* [Exercise details] Repeat exactly the lines running from the first line of the data to the line containing "from bokeh.resources import INLINE", both ends included, and nothing else; drop the pictures.

* * * * * * *

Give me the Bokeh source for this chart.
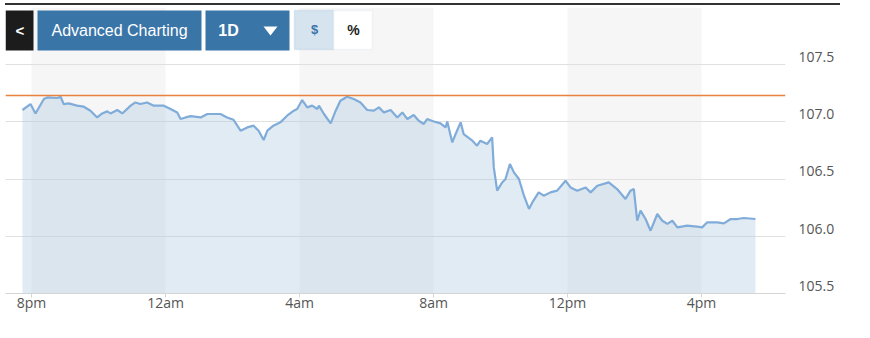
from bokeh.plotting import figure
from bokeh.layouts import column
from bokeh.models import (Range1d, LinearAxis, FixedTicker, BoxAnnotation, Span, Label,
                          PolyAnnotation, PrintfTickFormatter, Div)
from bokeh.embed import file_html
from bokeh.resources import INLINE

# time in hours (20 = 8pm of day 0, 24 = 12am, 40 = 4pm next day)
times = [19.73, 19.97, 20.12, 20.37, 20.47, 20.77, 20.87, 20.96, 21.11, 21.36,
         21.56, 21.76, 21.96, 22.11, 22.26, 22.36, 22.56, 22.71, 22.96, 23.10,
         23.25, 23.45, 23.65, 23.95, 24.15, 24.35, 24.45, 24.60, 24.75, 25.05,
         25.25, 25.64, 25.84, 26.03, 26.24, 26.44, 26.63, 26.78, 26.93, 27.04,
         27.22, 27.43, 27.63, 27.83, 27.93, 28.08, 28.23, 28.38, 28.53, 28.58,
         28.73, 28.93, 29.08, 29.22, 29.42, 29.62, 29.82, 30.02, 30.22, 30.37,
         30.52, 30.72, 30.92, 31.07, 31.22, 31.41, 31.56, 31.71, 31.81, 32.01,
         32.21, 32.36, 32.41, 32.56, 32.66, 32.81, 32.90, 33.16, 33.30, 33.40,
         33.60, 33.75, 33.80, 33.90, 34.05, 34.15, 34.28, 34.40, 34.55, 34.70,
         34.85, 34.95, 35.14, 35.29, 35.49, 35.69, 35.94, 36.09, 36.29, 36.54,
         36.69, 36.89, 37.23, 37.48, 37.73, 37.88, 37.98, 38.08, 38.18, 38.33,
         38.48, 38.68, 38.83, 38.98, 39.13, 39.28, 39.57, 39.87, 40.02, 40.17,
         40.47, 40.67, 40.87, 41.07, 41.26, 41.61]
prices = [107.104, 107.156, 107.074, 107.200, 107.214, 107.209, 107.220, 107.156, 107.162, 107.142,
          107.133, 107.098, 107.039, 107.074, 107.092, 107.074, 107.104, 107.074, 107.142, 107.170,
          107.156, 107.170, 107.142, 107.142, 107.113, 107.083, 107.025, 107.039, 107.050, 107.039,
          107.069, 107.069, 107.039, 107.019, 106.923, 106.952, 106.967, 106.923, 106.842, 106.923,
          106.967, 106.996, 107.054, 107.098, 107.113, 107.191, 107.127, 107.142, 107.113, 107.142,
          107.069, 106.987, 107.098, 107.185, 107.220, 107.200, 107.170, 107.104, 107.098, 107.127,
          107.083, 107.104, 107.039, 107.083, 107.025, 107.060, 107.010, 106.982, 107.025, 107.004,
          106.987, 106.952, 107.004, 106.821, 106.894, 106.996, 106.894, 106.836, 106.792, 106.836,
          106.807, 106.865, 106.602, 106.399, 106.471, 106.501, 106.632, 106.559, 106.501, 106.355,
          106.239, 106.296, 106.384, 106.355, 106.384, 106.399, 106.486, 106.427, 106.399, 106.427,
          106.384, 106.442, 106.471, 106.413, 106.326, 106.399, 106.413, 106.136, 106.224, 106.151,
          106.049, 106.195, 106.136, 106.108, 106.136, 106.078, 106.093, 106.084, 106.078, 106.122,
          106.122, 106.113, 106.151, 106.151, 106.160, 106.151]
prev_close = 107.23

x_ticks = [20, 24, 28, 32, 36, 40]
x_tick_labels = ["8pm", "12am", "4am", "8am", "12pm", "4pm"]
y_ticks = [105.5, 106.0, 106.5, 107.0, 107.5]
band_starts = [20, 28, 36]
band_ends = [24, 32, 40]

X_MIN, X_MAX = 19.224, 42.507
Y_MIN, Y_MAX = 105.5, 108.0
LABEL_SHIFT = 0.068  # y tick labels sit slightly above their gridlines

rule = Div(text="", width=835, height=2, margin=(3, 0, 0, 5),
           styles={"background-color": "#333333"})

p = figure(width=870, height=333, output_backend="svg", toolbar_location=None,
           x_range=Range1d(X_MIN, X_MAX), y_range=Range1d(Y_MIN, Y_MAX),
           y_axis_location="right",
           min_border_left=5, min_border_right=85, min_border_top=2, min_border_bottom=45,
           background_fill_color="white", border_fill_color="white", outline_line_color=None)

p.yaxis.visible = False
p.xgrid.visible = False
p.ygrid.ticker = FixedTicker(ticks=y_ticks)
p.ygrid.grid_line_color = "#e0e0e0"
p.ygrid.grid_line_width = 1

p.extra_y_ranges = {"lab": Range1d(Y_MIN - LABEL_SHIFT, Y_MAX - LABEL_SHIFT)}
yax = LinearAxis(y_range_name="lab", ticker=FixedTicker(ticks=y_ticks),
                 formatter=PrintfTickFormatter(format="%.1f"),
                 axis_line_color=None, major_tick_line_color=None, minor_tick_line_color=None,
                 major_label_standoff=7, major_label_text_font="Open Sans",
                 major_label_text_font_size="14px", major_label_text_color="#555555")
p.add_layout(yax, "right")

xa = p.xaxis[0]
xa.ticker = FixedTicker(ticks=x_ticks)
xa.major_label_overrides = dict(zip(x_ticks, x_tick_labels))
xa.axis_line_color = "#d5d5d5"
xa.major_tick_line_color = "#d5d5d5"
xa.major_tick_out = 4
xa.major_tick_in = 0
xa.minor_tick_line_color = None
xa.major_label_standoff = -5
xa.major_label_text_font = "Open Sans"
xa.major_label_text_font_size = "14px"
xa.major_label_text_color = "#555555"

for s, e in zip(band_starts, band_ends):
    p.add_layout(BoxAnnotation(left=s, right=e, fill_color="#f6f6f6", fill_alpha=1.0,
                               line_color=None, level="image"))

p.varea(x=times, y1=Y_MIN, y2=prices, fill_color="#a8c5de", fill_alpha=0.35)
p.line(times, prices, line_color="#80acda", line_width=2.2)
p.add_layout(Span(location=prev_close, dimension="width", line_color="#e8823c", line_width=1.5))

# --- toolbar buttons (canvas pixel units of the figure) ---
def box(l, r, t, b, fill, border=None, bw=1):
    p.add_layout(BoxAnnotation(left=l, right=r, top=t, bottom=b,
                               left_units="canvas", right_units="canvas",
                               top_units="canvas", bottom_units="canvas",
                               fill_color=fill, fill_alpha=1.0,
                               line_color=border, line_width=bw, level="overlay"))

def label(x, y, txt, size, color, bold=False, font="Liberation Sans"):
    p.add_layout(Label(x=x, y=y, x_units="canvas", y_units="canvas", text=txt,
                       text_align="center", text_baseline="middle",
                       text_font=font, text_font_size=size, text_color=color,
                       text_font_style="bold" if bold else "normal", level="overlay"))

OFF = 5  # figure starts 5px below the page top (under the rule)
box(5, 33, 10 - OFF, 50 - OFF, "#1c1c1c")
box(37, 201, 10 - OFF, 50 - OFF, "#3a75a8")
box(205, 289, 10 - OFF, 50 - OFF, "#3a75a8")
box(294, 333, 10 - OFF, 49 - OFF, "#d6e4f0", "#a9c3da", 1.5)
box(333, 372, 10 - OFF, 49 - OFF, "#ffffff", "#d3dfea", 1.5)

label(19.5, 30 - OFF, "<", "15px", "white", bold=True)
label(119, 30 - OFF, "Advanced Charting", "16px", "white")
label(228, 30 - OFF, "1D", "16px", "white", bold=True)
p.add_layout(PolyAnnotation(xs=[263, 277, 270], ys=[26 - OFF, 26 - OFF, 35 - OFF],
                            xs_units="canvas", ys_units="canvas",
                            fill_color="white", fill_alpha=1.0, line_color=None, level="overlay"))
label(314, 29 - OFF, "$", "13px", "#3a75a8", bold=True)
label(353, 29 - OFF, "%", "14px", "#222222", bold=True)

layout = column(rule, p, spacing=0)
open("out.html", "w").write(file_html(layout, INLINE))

* * * * * * *

* [Result for this task]
Give me the Bokeh source for this chart.
from bokeh.plotting import figure
from bokeh.layouts import column
from bokeh.models import (Range1d, LinearAxis, FixedTicker, BoxAnnotation, Span, Label,
                          PolyAnnotation, PrintfTickFormatter, Div)
from bokeh.embed import file_html
from bokeh.resources import INLINE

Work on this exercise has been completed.